Неудивительно, что реализация заданий первого пятилетнего плана по развитию сельскохозяйственного производства и социальному преобразованию деревни оказалась в центре всей партийной работы. Успешное завершение аграрной реформы 1950–1953 годов радикально изменило социально-экономический облик китайского крестьянства. Большинство крестьян превратились в середняков-единоличников, что сделало их как никогда свободными от произвола властей. Однако постреформенная деревня оказалась не в состоянии снабдить общество достаточным количеством продовольствия и сырья. Основные причины этого коренились в отсталости производительных сил Китая, аграрном перенаселении, нехватке плодородных земель и, как следствие, наличии мелких хозяйств, неразвитости сельской инфраструктуры и архаичных общественных отношениях. Социальные последствия аграрной реформы и прежде всего осереднячивание деревни обострили кризис недопроизводства, так как увеличивали крестьянское потребление и уменьшали товарность хозяйства. Характерно, что после реформы, 9 ноября 1953 года, Лю Шаоци говорил советскому послу Кузнецову (он сменил Панюшкина в мае 1953-го), что «если крестьяне будут достаточно хорошо питаться, то производимого в стране зерна хватит лишь на их потребление, а город останется без хлеба… При существующем положении мы еще не в состоянии позволить крестьянам питаться так, как они хотят»72.
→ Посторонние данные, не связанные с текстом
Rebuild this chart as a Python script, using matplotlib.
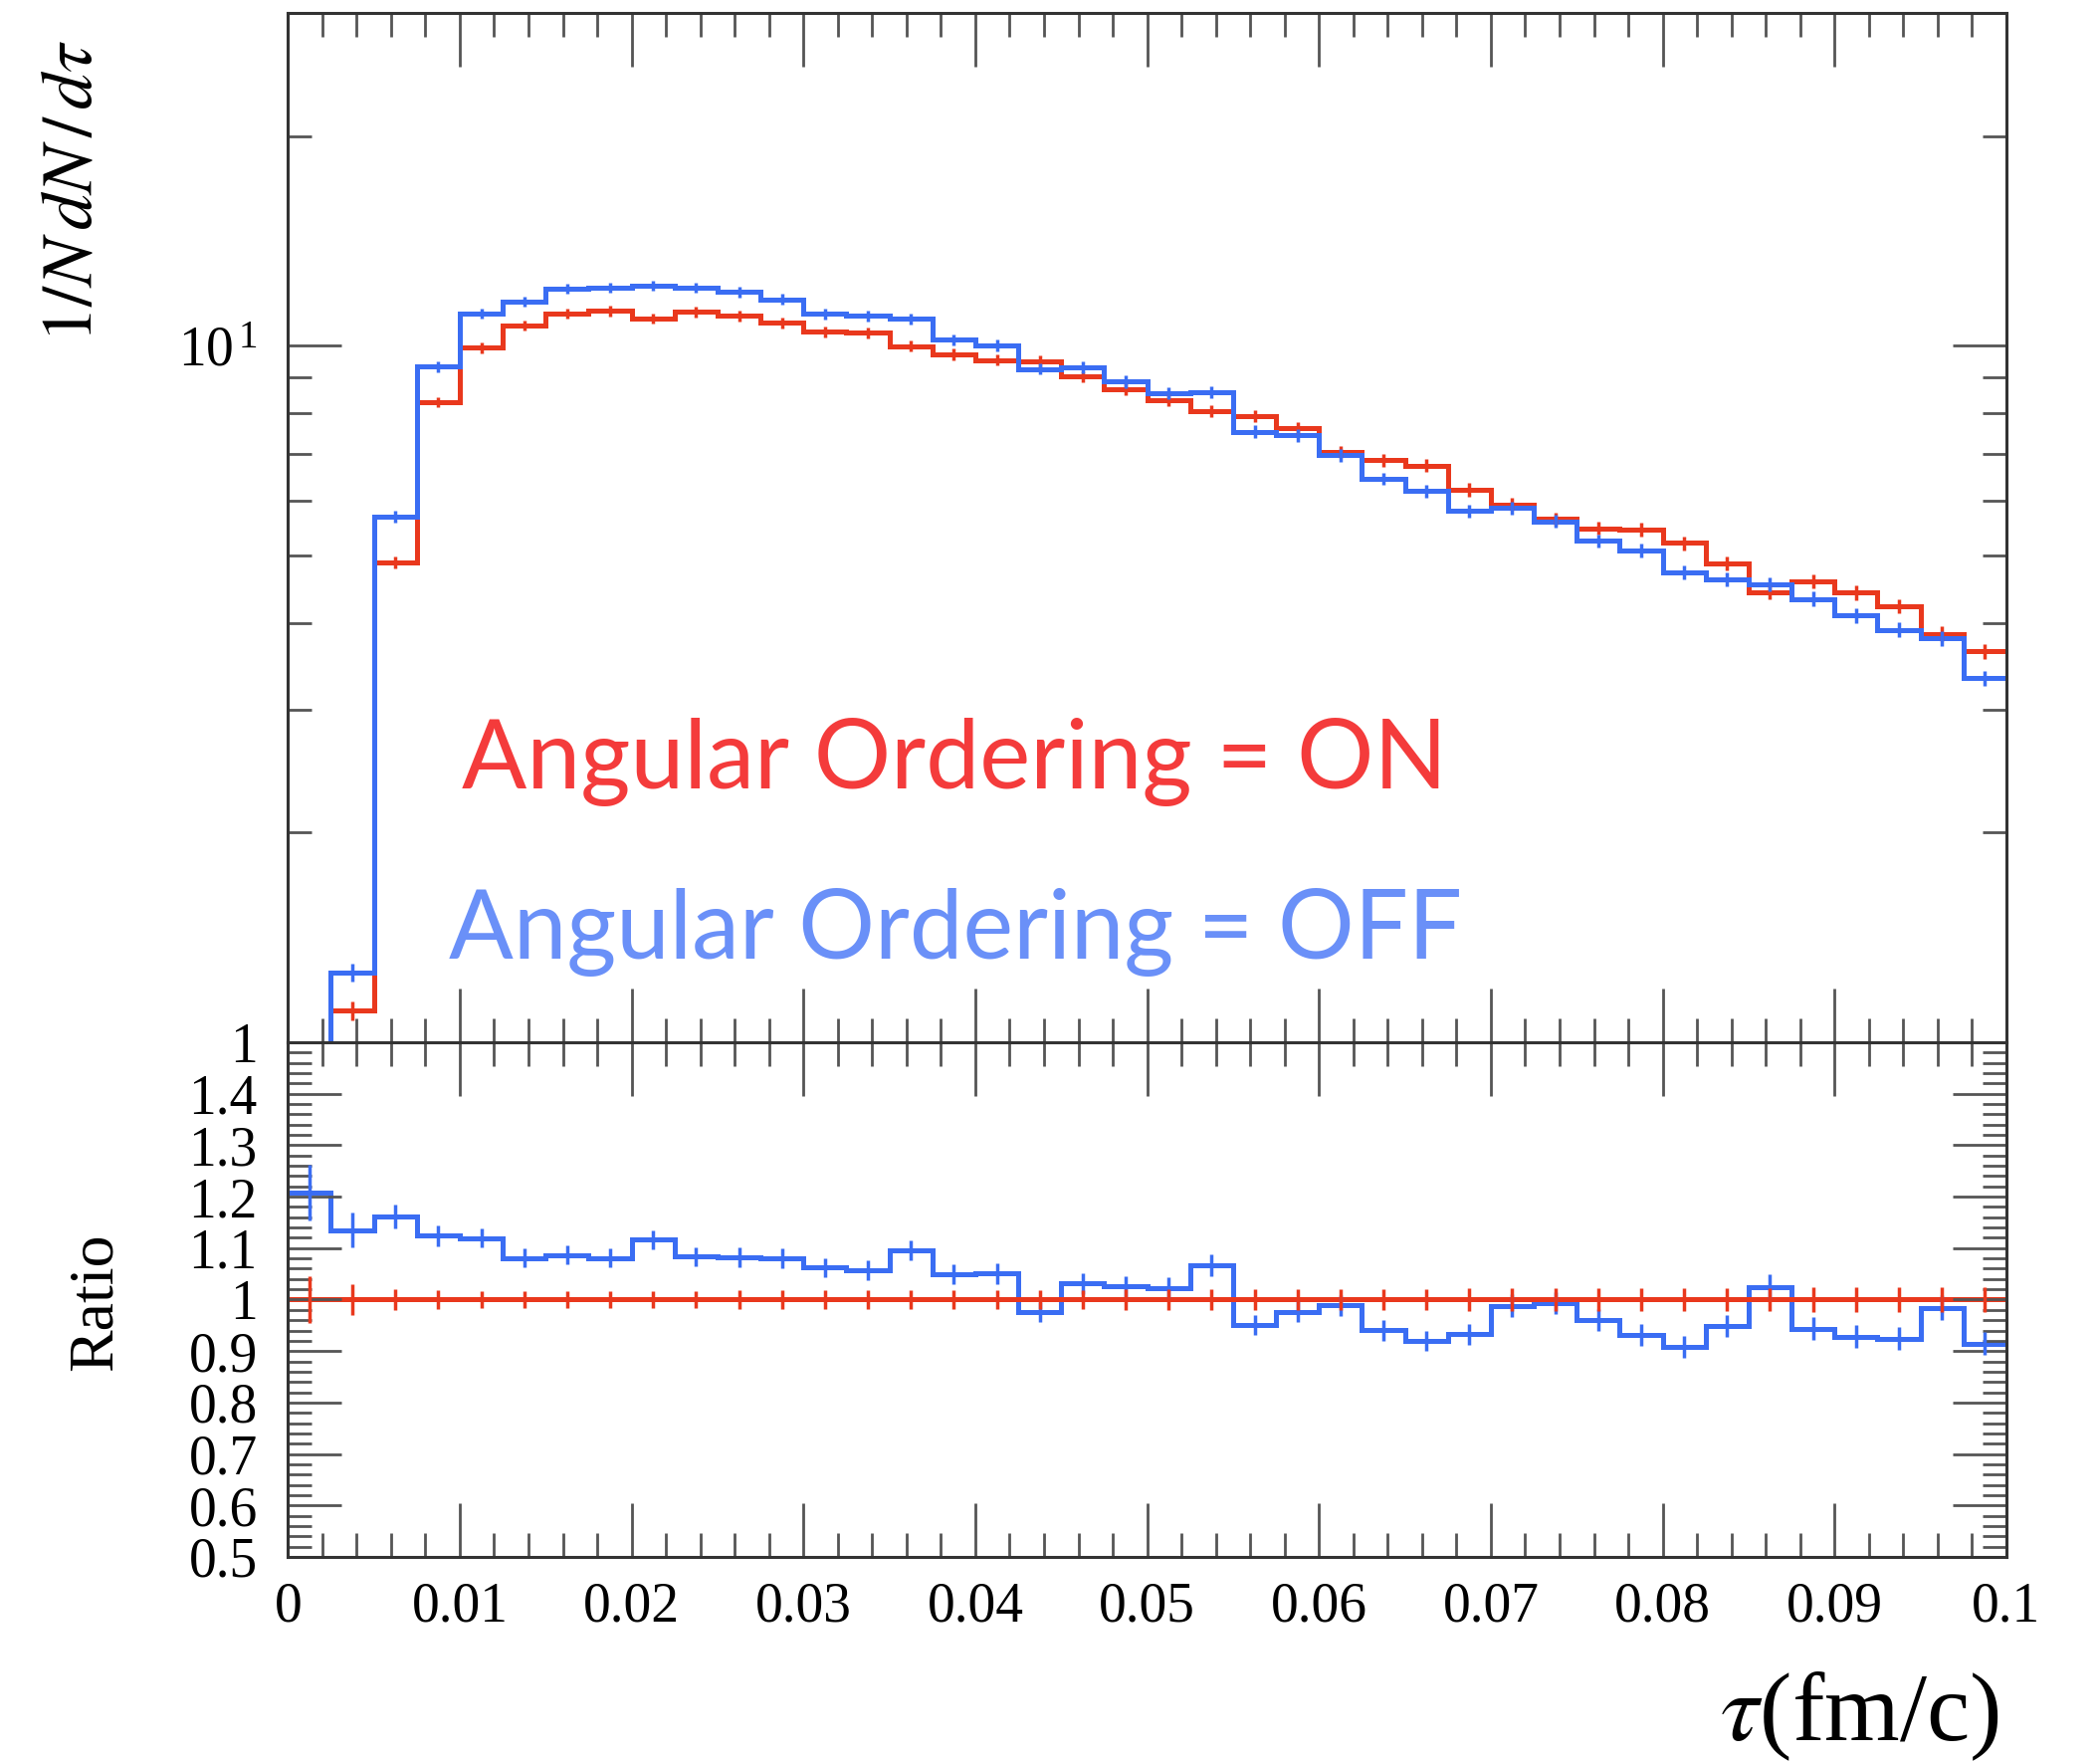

Перед партийным руководством встала задача поиска новых форм взаимоотношения с деревней. Рыночные методы к тому времени были уже отброшены. Социалистическая утопия начала определять политику. Осенью 1953 года Мао Цзэдун развернул наступление на «новодемократические» рыночные отношения в деревне. Его цели были предельно ясны: он стремился коллективизировать крестьянство и национализировать частную собственность для того, чтобы на этой основе завершить индустриализацию отсталой в экономическом отношении страны. В правильности этого курса ни у кого в китайском руководстве не было сомнений. Именно ради осуществления этой программы они и установили жесточайший бюрократический контроль над социально-экономической, политической и идеологической жизнью граждан. Внутрипартийные разногласия касались только сроков реализации данного плана, а не самой сталинизации.